Begin

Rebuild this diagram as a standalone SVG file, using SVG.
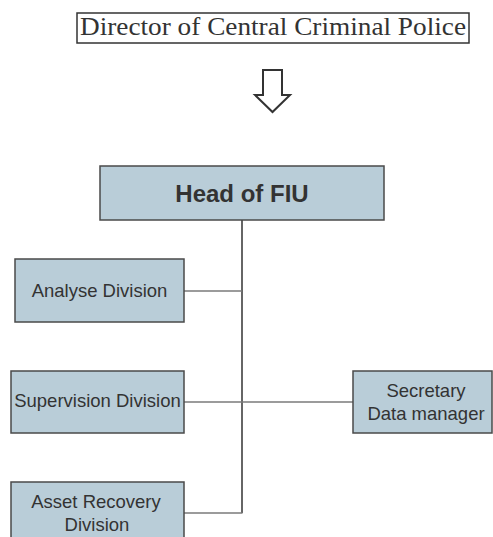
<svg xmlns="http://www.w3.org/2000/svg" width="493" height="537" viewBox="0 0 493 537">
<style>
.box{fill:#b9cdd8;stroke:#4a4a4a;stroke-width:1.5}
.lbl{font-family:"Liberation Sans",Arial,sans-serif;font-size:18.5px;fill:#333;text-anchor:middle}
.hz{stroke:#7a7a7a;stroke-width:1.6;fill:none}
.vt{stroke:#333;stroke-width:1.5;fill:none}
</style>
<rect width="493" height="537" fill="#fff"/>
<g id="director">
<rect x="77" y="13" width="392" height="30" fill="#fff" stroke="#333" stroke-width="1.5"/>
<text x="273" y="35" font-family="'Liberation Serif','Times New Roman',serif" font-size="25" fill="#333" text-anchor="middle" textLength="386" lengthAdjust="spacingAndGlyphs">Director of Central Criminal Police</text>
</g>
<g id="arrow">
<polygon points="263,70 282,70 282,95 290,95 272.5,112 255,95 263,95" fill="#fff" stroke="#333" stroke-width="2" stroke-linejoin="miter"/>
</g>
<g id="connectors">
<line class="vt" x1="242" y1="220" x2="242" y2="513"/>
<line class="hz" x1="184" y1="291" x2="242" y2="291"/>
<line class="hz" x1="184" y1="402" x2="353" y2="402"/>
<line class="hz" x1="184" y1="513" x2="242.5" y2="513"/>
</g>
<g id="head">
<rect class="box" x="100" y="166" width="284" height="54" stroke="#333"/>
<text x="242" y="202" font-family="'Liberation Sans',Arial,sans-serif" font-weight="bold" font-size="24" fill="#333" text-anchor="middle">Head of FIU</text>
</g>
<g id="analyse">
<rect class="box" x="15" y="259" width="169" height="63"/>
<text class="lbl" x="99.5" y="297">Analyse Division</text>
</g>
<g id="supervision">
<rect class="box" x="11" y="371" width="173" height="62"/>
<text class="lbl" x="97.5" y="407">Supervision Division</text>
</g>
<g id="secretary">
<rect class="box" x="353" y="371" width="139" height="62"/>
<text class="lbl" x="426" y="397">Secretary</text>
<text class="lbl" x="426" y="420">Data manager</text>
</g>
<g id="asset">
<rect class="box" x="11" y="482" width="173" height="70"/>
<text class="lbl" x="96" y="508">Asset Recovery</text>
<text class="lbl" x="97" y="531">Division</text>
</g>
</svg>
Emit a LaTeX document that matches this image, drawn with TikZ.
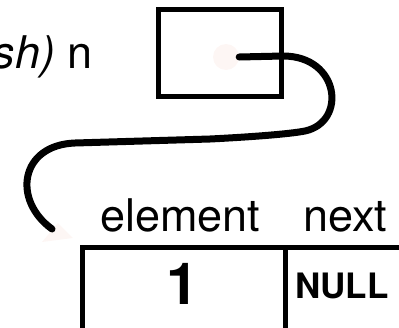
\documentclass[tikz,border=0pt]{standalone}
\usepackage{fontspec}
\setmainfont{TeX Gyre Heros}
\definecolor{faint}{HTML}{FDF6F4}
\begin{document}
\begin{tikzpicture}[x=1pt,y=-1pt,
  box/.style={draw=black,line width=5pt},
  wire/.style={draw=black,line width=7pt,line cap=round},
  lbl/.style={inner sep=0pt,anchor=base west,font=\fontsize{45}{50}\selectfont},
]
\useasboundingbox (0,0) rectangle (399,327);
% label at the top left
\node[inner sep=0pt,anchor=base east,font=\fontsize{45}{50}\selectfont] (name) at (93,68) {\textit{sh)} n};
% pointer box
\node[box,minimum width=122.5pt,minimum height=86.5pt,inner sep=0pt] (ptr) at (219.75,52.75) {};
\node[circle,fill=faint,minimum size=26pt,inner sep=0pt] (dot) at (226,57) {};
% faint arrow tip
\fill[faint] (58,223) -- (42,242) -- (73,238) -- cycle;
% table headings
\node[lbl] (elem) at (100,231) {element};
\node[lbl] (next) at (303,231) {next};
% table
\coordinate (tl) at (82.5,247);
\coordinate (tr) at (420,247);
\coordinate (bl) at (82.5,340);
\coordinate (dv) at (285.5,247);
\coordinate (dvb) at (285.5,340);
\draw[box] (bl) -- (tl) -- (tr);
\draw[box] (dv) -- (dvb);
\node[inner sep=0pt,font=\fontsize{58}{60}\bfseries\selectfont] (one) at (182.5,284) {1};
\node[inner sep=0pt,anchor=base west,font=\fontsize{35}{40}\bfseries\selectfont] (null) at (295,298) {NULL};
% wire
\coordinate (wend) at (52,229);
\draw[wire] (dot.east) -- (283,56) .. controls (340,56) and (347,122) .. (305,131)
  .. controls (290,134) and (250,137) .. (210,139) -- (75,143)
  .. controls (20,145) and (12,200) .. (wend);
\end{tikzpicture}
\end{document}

End

__Exercise instructions__.
Print all of the records shown above exactly, leaving out each picture.

__Full solution__.
Rebuild this diagram as a standalone SVG file, using SVG.
<svg xmlns="http://www.w3.org/2000/svg" width="493" height="537" viewBox="0 0 493 537">
<style>
.box{fill:#b9cdd8;stroke:#4a4a4a;stroke-width:1.5}
.lbl{font-family:"Liberation Sans",Arial,sans-serif;font-size:18.5px;fill:#333;text-anchor:middle}
.hz{stroke:#7a7a7a;stroke-width:1.6;fill:none}
.vt{stroke:#333;stroke-width:1.5;fill:none}
</style>
<rect width="493" height="537" fill="#fff"/>
<g id="director">
<rect x="77" y="13" width="392" height="30" fill="#fff" stroke="#333" stroke-width="1.5"/>
<text x="273" y="35" font-family="'Liberation Serif','Times New Roman',serif" font-size="25" fill="#333" text-anchor="middle" textLength="386" lengthAdjust="spacingAndGlyphs">Director of Central Criminal Police</text>
</g>
<g id="arrow">
<polygon points="263,70 282,70 282,95 290,95 272.5,112 255,95 263,95" fill="#fff" stroke="#333" stroke-width="2" stroke-linejoin="miter"/>
</g>
<g id="connectors">
<line class="vt" x1="242" y1="220" x2="242" y2="513"/>
<line class="hz" x1="184" y1="291" x2="242" y2="291"/>
<line class="hz" x1="184" y1="402" x2="353" y2="402"/>
<line class="hz" x1="184" y1="513" x2="242.5" y2="513"/>
</g>
<g id="head">
<rect class="box" x="100" y="166" width="284" height="54" stroke="#333"/>
<text x="242" y="202" font-family="'Liberation Sans',Arial,sans-serif" font-weight="bold" font-size="24" fill="#333" text-anchor="middle">Head of FIU</text>
</g>
<g id="analyse">
<rect class="box" x="15" y="259" width="169" height="63"/>
<text class="lbl" x="99.5" y="297">Analyse Division</text>
</g>
<g id="supervision">
<rect class="box" x="11" y="371" width="173" height="62"/>
<text class="lbl" x="97.5" y="407">Supervision Division</text>
</g>
<g id="secretary">
<rect class="box" x="353" y="371" width="139" height="62"/>
<text class="lbl" x="426" y="397">Secretary</text>
<text class="lbl" x="426" y="420">Data manager</text>
</g>
<g id="asset">
<rect class="box" x="11" y="482" width="173" height="70"/>
<text class="lbl" x="96" y="508">Asset Recovery</text>
<text class="lbl" x="97" y="531">Division</text>
</g>
</svg>
Emit a LaTeX document that matches this image, drawn with TikZ.
\documentclass[tikz,border=0pt]{standalone}
\usepackage{fontspec}
\setmainfont{TeX Gyre Heros}
\definecolor{faint}{HTML}{FDF6F4}
\begin{document}
\begin{tikzpicture}[x=1pt,y=-1pt,
  box/.style={draw=black,line width=5pt},
  wire/.style={draw=black,line width=7pt,line cap=round},
  lbl/.style={inner sep=0pt,anchor=base west,font=\fontsize{45}{50}\selectfont},
]
\useasboundingbox (0,0) rectangle (399,327);
% label at the top left
\node[inner sep=0pt,anchor=base east,font=\fontsize{45}{50}\selectfont] (name) at (93,68) {\textit{sh)} n};
% pointer box
\node[box,minimum width=122.5pt,minimum height=86.5pt,inner sep=0pt] (ptr) at (219.75,52.75) {};
\node[circle,fill=faint,minimum size=26pt,inner sep=0pt] (dot) at (226,57) {};
% faint arrow tip
\fill[faint] (58,223) -- (42,242) -- (73,238) -- cycle;
% table headings
\node[lbl] (elem) at (100,231) {element};
\node[lbl] (next) at (303,231) {next};
% table
\coordinate (tl) at (82.5,247);
\coordinate (tr) at (420,247);
\coordinate (bl) at (82.5,340);
\coordinate (dv) at (285.5,247);
\coordinate (dvb) at (285.5,340);
\draw[box] (bl) -- (tl) -- (tr);
\draw[box] (dv) -- (dvb);
\node[inner sep=0pt,font=\fontsize{58}{60}\bfseries\selectfont] (one) at (182.5,284) {1};
\node[inner sep=0pt,anchor=base west,font=\fontsize{35}{40}\bfseries\selectfont] (null) at (295,298) {NULL};
% wire
\coordinate (wend) at (52,229);
\draw[wire] (dot.east) -- (283,56) .. controls (340,56) and (347,122) .. (305,131)
  .. controls (290,134) and (250,137) .. (210,139) -- (75,143)
  .. controls (20,145) and (12,200) .. (wend);
\end{tikzpicture}
\end{document}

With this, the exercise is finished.